---------- Supplied material
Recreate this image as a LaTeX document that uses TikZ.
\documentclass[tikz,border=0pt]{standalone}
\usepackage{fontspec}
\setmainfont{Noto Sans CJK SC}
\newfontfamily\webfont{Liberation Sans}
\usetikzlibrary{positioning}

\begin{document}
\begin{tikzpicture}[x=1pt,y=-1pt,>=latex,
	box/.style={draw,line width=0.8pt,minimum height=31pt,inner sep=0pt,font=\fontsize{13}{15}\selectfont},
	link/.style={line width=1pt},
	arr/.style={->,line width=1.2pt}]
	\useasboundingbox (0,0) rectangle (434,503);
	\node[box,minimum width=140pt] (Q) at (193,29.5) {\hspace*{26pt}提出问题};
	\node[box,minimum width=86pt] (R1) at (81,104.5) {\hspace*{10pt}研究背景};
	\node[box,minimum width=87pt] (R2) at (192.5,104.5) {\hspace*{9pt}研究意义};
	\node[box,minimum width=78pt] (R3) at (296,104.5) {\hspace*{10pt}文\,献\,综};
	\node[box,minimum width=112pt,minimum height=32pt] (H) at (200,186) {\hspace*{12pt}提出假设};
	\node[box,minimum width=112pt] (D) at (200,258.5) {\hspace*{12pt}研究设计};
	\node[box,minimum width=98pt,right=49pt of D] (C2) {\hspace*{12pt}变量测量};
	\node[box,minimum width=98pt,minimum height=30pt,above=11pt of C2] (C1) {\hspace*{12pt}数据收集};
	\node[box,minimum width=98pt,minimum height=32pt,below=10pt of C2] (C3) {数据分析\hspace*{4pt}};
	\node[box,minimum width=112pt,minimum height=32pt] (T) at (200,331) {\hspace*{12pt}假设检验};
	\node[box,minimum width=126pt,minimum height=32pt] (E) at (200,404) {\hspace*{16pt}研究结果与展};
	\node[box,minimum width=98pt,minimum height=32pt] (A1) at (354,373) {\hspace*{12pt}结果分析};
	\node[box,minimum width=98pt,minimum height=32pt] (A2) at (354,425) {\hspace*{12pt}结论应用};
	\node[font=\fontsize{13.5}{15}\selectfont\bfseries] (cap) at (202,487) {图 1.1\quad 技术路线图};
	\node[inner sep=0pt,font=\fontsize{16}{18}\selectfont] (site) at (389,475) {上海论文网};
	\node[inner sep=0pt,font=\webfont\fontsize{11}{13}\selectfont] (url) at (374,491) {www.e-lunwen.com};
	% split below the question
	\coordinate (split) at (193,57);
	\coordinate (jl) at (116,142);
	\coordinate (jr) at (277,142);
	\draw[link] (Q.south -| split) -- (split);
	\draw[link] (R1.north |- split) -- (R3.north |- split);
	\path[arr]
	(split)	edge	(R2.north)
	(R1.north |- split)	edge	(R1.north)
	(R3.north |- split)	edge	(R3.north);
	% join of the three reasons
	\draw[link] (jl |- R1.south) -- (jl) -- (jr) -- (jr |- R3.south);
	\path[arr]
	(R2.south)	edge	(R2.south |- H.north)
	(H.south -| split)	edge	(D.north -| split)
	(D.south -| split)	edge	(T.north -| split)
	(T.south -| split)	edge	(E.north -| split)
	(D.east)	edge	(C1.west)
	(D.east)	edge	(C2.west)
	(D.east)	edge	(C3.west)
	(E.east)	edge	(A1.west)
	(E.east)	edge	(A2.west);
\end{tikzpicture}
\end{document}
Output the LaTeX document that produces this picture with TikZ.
--------------------
**Requirements:**
Return the whole listing exactly.

**Worked answer:**
Recreate this image as a LaTeX document that uses TikZ.
\documentclass[tikz,border=0pt]{standalone}
\usepackage{fontspec}
\setmainfont{Noto Sans CJK SC}
\newfontfamily\webfont{Liberation Sans}
\usetikzlibrary{positioning}

\begin{document}
\begin{tikzpicture}[x=1pt,y=-1pt,>=latex,
	box/.style={draw,line width=0.8pt,minimum height=31pt,inner sep=0pt,font=\fontsize{13}{15}\selectfont},
	link/.style={line width=1pt},
	arr/.style={->,line width=1.2pt}]
	\useasboundingbox (0,0) rectangle (434,503);
	\node[box,minimum width=140pt] (Q) at (193,29.5) {\hspace*{26pt}提出问题};
	\node[box,minimum width=86pt] (R1) at (81,104.5) {\hspace*{10pt}研究背景};
	\node[box,minimum width=87pt] (R2) at (192.5,104.5) {\hspace*{9pt}研究意义};
	\node[box,minimum width=78pt] (R3) at (296,104.5) {\hspace*{10pt}文\,献\,综};
	\node[box,minimum width=112pt,minimum height=32pt] (H) at (200,186) {\hspace*{12pt}提出假设};
	\node[box,minimum width=112pt] (D) at (200,258.5) {\hspace*{12pt}研究设计};
	\node[box,minimum width=98pt,right=49pt of D] (C2) {\hspace*{12pt}变量测量};
	\node[box,minimum width=98pt,minimum height=30pt,above=11pt of C2] (C1) {\hspace*{12pt}数据收集};
	\node[box,minimum width=98pt,minimum height=32pt,below=10pt of C2] (C3) {数据分析\hspace*{4pt}};
	\node[box,minimum width=112pt,minimum height=32pt] (T) at (200,331) {\hspace*{12pt}假设检验};
	\node[box,minimum width=126pt,minimum height=32pt] (E) at (200,404) {\hspace*{16pt}研究结果与展};
	\node[box,minimum width=98pt,minimum height=32pt] (A1) at (354,373) {\hspace*{12pt}结果分析};
	\node[box,minimum width=98pt,minimum height=32pt] (A2) at (354,425) {\hspace*{12pt}结论应用};
	\node[font=\fontsize{13.5}{15}\selectfont\bfseries] (cap) at (202,487) {图 1.1\quad 技术路线图};
	\node[inner sep=0pt,font=\fontsize{16}{18}\selectfont] (site) at (389,475) {上海论文网};
	\node[inner sep=0pt,font=\webfont\fontsize{11}{13}\selectfont] (url) at (374,491) {www.e-lunwen.com};
	% split below the question
	\coordinate (split) at (193,57);
	\coordinate (jl) at (116,142);
	\coordinate (jr) at (277,142);
	\draw[link] (Q.south -| split) -- (split);
	\draw[link] (R1.north |- split) -- (R3.north |- split);
	\path[arr]
	(split)	edge	(R2.north)
	(R1.north |- split)	edge	(R1.north)
	(R3.north |- split)	edge	(R3.north);
	% join of the three reasons
	\draw[link] (jl |- R1.south) -- (jl) -- (jr) -- (jr |- R3.south);
	\path[arr]
	(R2.south)	edge	(R2.south |- H.north)
	(H.south -| split)	edge	(D.north -| split)
	(D.south -| split)	edge	(T.north -| split)
	(T.south -| split)	edge	(E.north -| split)
	(D.east)	edge	(C1.west)
	(D.east)	edge	(C2.west)
	(D.east)	edge	(C3.west)
	(E.east)	edge	(A1.west)
	(E.east)	edge	(A2.west);
\end{tikzpicture}
\end{document}
Output the LaTeX document that produces this picture with TikZ.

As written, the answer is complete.